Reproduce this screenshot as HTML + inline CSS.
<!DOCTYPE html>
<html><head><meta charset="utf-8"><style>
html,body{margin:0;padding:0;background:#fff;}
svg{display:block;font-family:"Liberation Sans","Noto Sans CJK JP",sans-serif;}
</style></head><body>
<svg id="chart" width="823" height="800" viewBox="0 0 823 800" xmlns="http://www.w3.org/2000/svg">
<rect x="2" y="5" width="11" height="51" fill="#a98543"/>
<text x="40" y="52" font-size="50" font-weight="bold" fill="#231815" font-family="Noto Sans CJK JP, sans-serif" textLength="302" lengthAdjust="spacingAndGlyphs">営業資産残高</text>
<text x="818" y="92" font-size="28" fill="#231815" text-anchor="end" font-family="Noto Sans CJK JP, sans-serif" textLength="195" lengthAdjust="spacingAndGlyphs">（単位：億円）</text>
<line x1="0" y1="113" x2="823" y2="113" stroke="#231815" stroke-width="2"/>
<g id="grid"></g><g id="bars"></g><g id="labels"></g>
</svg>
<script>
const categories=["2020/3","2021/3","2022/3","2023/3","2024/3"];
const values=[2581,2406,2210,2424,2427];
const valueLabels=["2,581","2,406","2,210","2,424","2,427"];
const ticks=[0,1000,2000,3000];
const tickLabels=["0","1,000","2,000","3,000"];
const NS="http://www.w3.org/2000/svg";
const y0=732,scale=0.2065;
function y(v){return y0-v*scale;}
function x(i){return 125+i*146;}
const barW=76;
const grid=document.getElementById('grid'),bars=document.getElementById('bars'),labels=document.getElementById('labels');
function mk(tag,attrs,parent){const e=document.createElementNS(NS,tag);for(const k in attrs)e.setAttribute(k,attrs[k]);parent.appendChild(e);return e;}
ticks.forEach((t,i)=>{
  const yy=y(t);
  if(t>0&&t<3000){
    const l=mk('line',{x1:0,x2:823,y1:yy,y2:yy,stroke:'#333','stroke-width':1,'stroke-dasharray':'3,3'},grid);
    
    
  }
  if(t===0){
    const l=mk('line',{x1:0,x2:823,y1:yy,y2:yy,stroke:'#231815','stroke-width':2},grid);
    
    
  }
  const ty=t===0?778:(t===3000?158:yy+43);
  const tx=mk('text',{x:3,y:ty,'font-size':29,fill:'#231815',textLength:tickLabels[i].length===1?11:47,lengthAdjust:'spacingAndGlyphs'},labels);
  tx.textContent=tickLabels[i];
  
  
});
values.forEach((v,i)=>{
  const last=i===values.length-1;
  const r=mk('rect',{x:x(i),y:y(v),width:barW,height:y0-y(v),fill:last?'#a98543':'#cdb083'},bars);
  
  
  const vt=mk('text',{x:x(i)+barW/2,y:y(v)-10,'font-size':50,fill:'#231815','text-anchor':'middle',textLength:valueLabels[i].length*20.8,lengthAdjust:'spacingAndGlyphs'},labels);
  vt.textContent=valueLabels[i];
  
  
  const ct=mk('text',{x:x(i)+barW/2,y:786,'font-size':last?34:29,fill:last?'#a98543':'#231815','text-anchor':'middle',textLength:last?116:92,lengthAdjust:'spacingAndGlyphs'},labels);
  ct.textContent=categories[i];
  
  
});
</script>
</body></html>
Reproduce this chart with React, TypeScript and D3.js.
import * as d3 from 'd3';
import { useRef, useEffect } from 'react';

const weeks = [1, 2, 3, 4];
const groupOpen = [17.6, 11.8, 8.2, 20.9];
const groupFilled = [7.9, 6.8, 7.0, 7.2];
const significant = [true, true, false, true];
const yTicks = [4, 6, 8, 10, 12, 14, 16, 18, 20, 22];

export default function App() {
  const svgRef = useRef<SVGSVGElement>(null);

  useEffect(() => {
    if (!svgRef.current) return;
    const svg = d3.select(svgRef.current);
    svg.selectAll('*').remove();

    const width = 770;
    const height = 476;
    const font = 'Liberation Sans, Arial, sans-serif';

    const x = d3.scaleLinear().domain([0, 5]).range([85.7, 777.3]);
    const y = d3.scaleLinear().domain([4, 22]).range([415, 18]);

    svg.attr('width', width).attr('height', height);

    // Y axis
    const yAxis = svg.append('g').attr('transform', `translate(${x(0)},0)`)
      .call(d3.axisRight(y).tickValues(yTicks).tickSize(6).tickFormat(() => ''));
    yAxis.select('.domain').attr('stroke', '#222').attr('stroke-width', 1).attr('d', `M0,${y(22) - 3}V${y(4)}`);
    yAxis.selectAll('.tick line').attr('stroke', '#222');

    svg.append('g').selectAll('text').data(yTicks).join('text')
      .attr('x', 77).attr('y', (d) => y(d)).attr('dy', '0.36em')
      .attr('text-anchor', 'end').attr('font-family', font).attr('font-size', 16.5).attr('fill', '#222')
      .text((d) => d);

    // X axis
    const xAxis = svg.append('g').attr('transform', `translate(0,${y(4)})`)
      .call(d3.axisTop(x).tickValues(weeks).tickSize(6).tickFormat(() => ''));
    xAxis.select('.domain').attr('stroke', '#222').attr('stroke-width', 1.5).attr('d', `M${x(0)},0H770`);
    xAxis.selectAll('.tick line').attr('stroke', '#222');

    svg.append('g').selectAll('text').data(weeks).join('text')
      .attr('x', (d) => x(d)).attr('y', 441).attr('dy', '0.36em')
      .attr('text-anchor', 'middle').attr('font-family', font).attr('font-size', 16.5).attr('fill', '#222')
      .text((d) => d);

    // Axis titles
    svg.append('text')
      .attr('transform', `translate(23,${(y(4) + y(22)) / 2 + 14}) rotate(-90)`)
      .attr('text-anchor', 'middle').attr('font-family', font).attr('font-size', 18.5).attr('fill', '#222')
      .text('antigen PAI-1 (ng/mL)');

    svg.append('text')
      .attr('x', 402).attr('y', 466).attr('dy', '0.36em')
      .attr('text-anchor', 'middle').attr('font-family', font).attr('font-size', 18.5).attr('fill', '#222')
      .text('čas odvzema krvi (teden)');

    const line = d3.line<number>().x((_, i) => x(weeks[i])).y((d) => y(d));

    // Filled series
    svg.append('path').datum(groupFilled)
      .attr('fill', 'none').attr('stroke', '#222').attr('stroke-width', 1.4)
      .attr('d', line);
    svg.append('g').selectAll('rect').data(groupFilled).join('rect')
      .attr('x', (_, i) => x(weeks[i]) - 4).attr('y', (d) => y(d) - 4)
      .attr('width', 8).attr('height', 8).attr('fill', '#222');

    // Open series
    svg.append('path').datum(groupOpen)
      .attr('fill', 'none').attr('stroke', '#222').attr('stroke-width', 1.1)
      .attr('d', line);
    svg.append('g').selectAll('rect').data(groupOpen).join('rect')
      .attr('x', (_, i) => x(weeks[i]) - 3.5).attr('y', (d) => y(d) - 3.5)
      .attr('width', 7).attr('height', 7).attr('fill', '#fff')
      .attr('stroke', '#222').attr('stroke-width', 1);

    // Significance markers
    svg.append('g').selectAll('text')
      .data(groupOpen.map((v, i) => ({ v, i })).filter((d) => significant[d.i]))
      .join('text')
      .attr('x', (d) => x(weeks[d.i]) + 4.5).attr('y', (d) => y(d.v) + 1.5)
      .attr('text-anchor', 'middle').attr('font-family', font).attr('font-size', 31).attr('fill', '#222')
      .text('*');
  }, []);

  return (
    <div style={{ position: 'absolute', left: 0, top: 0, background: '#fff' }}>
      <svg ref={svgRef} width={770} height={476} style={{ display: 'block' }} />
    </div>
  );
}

--

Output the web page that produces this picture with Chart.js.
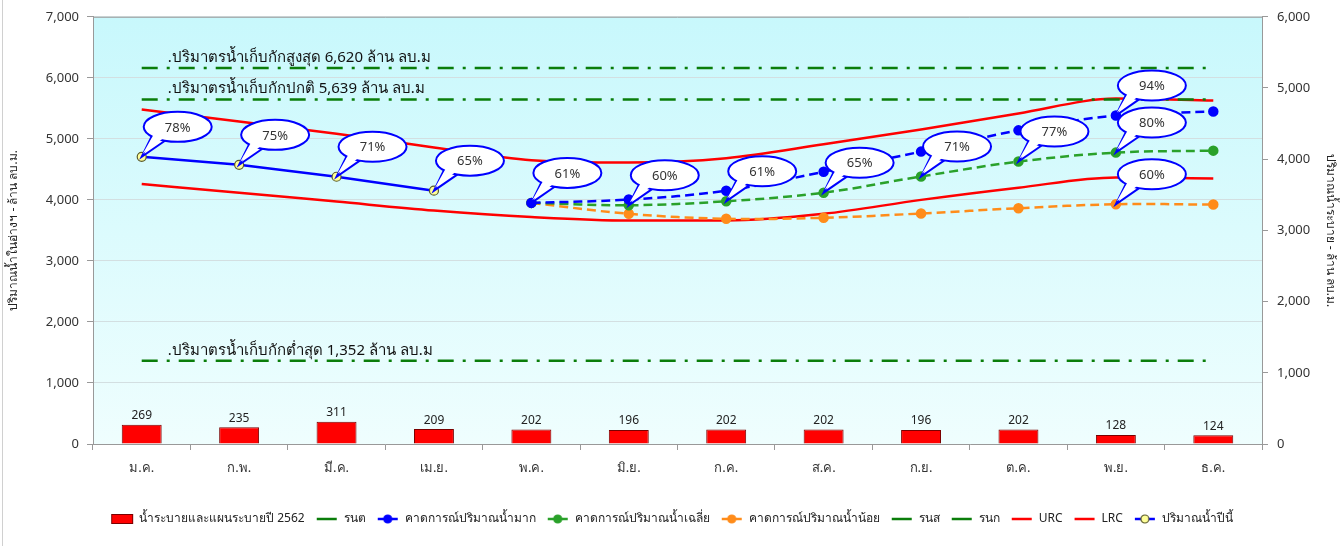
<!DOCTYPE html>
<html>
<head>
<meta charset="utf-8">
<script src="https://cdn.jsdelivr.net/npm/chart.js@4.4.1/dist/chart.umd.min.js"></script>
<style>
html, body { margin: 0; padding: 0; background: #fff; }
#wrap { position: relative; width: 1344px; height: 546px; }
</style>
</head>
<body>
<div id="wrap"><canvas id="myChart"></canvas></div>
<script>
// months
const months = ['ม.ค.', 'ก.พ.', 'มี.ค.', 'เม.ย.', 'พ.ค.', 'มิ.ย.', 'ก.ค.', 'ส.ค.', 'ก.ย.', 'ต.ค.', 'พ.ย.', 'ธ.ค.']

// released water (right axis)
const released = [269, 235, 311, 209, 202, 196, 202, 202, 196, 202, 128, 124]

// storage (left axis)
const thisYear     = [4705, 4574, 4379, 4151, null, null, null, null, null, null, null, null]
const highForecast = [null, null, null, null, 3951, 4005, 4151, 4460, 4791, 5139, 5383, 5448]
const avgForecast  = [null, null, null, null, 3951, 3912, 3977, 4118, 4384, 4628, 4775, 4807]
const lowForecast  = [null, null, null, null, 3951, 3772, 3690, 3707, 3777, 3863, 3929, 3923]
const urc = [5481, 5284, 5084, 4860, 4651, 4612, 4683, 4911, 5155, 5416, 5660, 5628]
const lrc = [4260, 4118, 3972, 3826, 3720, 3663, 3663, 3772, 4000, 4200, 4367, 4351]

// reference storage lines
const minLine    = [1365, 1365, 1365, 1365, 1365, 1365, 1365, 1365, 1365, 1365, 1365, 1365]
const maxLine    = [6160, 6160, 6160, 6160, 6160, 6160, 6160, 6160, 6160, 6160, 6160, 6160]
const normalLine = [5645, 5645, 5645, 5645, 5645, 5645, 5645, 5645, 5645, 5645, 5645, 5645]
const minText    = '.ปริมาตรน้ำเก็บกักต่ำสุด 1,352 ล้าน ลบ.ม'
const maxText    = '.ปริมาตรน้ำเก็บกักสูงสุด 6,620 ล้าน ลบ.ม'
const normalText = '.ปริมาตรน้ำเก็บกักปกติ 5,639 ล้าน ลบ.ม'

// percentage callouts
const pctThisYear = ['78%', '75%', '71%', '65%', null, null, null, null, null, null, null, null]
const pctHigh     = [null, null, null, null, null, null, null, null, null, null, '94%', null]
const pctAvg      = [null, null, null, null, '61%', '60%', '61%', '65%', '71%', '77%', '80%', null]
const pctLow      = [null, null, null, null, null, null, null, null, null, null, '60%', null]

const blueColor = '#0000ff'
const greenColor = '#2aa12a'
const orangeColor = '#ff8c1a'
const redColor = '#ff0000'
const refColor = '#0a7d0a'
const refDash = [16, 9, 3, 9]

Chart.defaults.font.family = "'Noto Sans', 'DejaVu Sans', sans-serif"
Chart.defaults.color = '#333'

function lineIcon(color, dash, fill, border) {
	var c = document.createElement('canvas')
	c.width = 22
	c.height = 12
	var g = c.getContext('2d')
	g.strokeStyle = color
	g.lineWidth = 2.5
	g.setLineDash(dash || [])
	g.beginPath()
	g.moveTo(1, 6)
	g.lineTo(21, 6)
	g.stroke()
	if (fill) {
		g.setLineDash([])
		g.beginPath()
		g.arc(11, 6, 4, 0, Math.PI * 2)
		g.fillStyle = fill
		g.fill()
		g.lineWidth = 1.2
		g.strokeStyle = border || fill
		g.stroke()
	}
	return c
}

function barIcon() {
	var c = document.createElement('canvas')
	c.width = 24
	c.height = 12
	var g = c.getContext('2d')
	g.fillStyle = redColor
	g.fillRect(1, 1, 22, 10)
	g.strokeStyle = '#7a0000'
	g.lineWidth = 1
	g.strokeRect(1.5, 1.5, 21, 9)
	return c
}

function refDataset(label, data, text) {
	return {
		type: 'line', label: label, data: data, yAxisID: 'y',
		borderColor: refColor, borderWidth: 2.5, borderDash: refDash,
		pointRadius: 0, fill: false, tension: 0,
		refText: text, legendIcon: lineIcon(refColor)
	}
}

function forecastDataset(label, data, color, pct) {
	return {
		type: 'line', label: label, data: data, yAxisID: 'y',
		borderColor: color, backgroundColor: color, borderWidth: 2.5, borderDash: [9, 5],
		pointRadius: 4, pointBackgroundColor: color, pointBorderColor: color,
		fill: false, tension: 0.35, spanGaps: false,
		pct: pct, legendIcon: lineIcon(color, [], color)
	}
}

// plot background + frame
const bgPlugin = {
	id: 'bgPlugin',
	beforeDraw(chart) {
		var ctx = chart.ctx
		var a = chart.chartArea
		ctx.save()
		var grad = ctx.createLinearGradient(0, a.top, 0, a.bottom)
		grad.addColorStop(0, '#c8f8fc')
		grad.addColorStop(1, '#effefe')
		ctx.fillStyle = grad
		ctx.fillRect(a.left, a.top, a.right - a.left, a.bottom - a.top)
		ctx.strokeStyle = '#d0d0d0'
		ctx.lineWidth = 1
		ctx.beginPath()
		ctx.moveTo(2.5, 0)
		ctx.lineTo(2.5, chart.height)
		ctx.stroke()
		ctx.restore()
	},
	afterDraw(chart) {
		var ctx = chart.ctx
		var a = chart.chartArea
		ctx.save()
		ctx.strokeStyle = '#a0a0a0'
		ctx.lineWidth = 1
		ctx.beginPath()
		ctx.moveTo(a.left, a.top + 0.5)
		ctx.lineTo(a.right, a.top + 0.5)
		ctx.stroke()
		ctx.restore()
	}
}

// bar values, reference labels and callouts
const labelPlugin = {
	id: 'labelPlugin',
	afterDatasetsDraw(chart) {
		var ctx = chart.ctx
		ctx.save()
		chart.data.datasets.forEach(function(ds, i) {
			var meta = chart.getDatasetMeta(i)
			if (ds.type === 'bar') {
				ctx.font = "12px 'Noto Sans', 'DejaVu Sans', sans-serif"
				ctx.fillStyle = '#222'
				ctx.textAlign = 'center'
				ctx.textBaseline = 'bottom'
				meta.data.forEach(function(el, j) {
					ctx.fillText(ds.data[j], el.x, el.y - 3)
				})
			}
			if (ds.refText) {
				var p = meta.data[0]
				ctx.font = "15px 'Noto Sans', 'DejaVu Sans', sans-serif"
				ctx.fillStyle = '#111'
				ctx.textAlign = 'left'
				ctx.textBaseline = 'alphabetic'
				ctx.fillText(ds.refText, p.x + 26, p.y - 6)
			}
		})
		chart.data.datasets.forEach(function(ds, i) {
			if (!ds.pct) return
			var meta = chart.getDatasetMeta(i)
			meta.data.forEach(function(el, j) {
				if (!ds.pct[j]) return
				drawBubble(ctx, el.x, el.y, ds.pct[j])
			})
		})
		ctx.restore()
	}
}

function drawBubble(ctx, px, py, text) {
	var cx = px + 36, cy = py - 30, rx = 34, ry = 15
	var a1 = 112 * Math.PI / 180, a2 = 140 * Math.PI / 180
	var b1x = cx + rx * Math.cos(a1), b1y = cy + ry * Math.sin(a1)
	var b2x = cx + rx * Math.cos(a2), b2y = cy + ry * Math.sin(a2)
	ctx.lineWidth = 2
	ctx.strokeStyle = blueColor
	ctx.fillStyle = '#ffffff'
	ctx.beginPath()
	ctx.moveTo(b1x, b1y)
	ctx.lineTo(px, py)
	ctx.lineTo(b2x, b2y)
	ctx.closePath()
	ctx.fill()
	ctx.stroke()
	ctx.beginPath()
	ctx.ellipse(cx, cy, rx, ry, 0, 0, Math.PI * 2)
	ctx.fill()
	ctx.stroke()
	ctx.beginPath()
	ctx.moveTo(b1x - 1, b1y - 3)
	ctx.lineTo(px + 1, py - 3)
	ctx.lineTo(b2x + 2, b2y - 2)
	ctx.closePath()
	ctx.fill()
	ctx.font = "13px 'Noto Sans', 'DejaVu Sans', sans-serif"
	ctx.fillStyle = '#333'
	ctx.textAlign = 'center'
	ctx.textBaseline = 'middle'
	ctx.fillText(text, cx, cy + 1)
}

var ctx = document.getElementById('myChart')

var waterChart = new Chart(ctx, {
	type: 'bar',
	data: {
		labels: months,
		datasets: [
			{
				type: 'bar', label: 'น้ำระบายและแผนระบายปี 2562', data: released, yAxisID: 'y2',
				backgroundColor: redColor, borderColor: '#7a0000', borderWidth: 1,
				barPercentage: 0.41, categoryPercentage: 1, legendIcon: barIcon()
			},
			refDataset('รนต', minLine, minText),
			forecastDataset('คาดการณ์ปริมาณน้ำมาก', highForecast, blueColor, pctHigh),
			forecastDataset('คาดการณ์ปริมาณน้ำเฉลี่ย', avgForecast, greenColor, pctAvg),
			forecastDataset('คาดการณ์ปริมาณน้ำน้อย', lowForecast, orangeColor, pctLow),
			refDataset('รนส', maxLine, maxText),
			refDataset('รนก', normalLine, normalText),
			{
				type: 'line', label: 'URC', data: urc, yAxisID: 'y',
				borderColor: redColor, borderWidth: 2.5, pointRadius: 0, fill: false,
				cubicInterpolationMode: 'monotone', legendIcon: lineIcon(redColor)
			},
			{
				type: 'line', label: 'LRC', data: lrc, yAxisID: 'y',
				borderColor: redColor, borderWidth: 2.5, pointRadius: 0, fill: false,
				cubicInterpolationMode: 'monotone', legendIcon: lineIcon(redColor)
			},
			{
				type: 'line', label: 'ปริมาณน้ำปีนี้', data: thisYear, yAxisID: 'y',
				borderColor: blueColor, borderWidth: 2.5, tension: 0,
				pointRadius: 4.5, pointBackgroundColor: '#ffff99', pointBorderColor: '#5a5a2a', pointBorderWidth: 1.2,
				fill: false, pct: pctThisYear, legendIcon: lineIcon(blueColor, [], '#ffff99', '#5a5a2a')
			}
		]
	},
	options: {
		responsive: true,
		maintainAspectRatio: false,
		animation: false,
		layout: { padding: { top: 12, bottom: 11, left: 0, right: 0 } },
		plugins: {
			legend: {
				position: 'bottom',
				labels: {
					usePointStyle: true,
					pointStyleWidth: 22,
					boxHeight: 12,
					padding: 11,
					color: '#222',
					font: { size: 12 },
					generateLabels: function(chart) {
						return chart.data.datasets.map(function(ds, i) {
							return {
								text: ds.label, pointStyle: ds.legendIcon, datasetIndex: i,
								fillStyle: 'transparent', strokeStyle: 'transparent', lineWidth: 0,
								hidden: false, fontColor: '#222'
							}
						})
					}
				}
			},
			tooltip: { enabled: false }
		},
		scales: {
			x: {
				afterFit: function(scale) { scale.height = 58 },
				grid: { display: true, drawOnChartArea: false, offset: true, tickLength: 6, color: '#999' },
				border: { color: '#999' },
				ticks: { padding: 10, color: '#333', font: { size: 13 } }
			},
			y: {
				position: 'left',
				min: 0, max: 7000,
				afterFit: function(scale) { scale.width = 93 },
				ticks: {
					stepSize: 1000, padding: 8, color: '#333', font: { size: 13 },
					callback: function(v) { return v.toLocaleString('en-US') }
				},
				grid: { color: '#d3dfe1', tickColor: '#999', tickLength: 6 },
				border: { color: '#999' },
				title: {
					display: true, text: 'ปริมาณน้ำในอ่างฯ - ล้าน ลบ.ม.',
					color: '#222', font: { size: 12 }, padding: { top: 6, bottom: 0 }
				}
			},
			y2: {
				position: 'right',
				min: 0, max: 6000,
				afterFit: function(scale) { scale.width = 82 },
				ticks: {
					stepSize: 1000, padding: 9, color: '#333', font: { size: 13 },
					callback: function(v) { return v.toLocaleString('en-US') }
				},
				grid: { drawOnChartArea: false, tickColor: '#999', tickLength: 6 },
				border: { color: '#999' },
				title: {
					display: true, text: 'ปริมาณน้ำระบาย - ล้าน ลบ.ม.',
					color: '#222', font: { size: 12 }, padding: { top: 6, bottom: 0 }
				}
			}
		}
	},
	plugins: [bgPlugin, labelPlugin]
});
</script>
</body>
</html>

WORK INSTRUCTIONS =>
Your first line is the one with "Output the web", and your last is the one with "4200, 4367, 4351]". Copy those and every line between them exactly, without any pictures.

RESULT OF THE TASK =>
Output the web page that produces this picture with Chart.js.
<!DOCTYPE html>
<html>
<head>
<meta charset="utf-8">
<script src="https://cdn.jsdelivr.net/npm/chart.js@4.4.1/dist/chart.umd.min.js"></script>
<style>
html, body { margin: 0; padding: 0; background: #fff; }
#wrap { position: relative; width: 1344px; height: 546px; }
</style>
</head>
<body>
<div id="wrap"><canvas id="myChart"></canvas></div>
<script>
// months
const months = ['ม.ค.', 'ก.พ.', 'มี.ค.', 'เม.ย.', 'พ.ค.', 'มิ.ย.', 'ก.ค.', 'ส.ค.', 'ก.ย.', 'ต.ค.', 'พ.ย.', 'ธ.ค.']

// released water (right axis)
const released = [269, 235, 311, 209, 202, 196, 202, 202, 196, 202, 128, 124]

// storage (left axis)
const thisYear     = [4705, 4574, 4379, 4151, null, null, null, null, null, null, null, null]
const highForecast = [null, null, null, null, 3951, 4005, 4151, 4460, 4791, 5139, 5383, 5448]
const avgForecast  = [null, null, null, null, 3951, 3912, 3977, 4118, 4384, 4628, 4775, 4807]
const lowForecast  = [null, null, null, null, 3951, 3772, 3690, 3707, 3777, 3863, 3929, 3923]
const urc = [5481, 5284, 5084, 4860, 4651, 4612, 4683, 4911, 5155, 5416, 5660, 5628]
const lrc = [4260, 4118, 3972, 3826, 3720, 3663, 3663, 3772, 4000, 4200, 4367, 4351]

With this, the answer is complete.